What's Happening?
Xpeng Inc., a Chinese manufacturer of smart electric vehicles (EVs), is preparing for its upcoming earnings report, showcasing significant growth and a notable increase in stock price. The company's share
price has surged over 110% this year, setting high expectations for revenue, margin, and earnings per share (EPS). In the last quarter, Xpeng delivered 103,181 units, marking a 242% year-over-year increase. Revenue reached RMB 18.27 billion, with a gross margin of 17.3%. Free cash flow exceeded RMB 2 billion, and total cash reserves were above RMB 47.5 billion. New models, such as the G7 and P7, have seen strong demand, contributing to the company's positive outlook.
Why It's Important?
The upcoming earnings report is crucial for Xpeng as it navigates the competitive EV market, where price pressures remain strong.
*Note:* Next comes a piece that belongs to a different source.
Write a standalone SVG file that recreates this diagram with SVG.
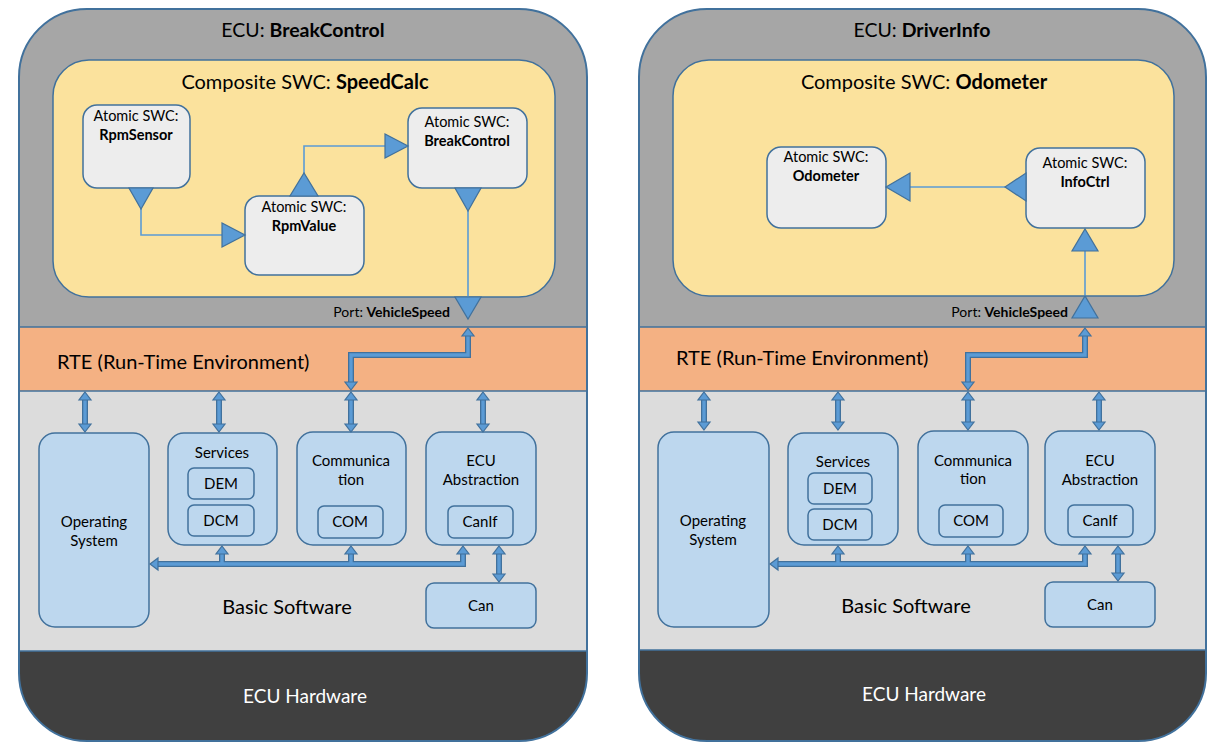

Wall Street analysts project an EPS of negative $0.05 for the new quarter, an improvement from negative $0.27 in the same period last year. Despite the anticipated reduction in losses, cost trends, particularly in research, development, and sales, are key areas of concern. The company's ability to manage these costs while maintaining growth will be pivotal in shaping investor sentiment and future guidance. Analysts currently hold a moderate buy rating for Xpeng, reflecting cautious optimism.
What's Next?
As Xpeng approaches its earnings date on November 17, attention will focus on unit growth, margin performance, and cost control. The company has forecasted deliveries of 113,000 to 118,000 units for the next quarter, with expected revenue between RMB 19.6 billion and RMB 21 billion. Meeting these targets could stabilize Wall Street's outlook, reinforcing the company's growth trajectory and addressing cost management challenges. The market will closely monitor these developments to assess Xpeng's strategic positioning in the EV sector.